# Why does it take so long to get my account corrected?



## donnaval (Jul 12, 2007)

Madge, I would appreciate some advice.

I have owned RCI points for a couple of years.  I purchased another points timeshare some months ago, and even though I had provided the seller and RCI with my current points account info, a new RCI points account was created for my new purchase.

When checking into the matter, I was told by a guide that when I had added my brothers and SILs names to my points account, that somehow my husband's name was "bumped" off the ownership  and that when the new points week ownership was sent in, it could not be matched up with our current ownership and so a new account had been created.

Following the guide's advice, I sent a fax to RCI outlining the above info and including both accounts' info, and asked that my husband's name be restored to the property we own, and that both accounts be combined as they were meant to be from the beginning.

This was all done more than a month ago.  And yet, my RCI account has not been corrected and updated.

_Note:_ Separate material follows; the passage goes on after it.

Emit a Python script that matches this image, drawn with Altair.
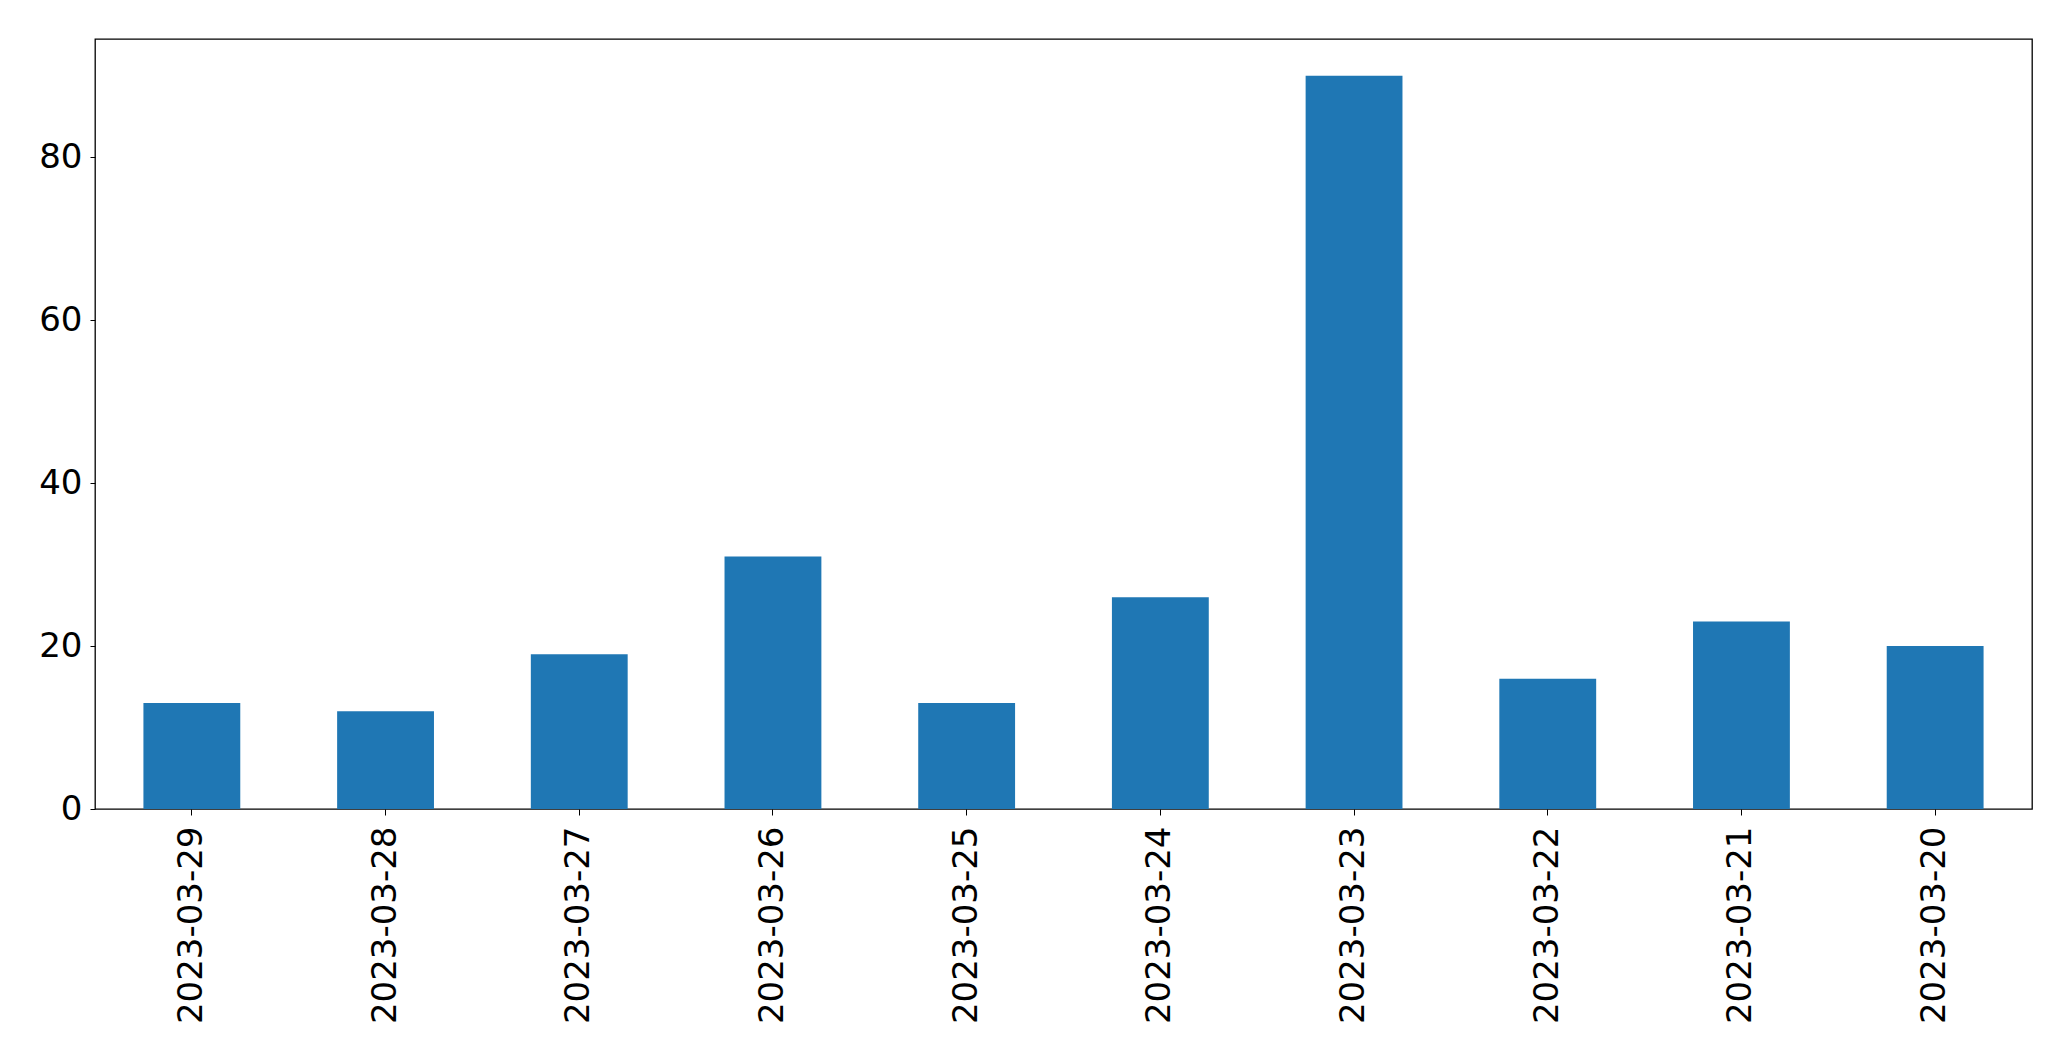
import altair as alt
import pandas as pd

dates = ["2023-03-29", "2023-03-28", "2023-03-27", "2023-03-26", "2023-03-25",
         "2023-03-24", "2023-03-23", "2023-03-22", "2023-03-21", "2023-03-20"]
counts = [13, 12, 19, 31, 13, 26, 90, 16, 23, 20]

df = pd.DataFrame({"date": dates, "count": counts})

chart = alt.Chart(df).mark_bar(color="#1f77b4").encode(
    x=alt.X("date:N", sort=dates, title=None,
            scale=alt.Scale(paddingInner=0.5, paddingOuter=0.25),
            axis=alt.Axis(labelAngle=-90, labelFontSize=34, labelFont="DejaVu Sans",
                          labelColor="black", tickColor="black", tickSize=6,
                          labelPadding=11, labelLimit=500, domain=False)),
    y=alt.Y("count:Q", title=None,
            scale=alt.Scale(domain=[0, 94.5], nice=False),
            axis=alt.Axis(values=[0, 20, 40, 60, 80], grid=False, labelFontSize=34,
                          labelFont="DejaVu Sans", labelColor="black",
                          tickColor="black", tickSize=5, labelPadding=8, domain=False)),
).properties(
    width=1937, height=770,
    autosize=alt.AutoSizeParams(type="none"),
    padding={"left": 95, "top": 39, "right": 39, "bottom": 252},
    background="white",
).configure_view(stroke="black", strokeWidth=1.3)

chart.save("out.html", embed_options={"renderer": "svg", "actions": False})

Please let me know what I can do to get this corrected.  I certainly do not need or want two points accounts (I already also have an RCI weeks account and two annual fees are expensive enough).

Thanks!


----------



## BillR (Jul 14, 2007)

*You will only have ONE annual fee for both weeks and points - $99.00 *​​


----------



## donnaval (Jul 14, 2007)

I wish--but since I own Wyndham points, I have to use the not really "free" RCI weeks account that is paid for in my annual program fees (can't drop it and just use the weeks account that comes with points).


----------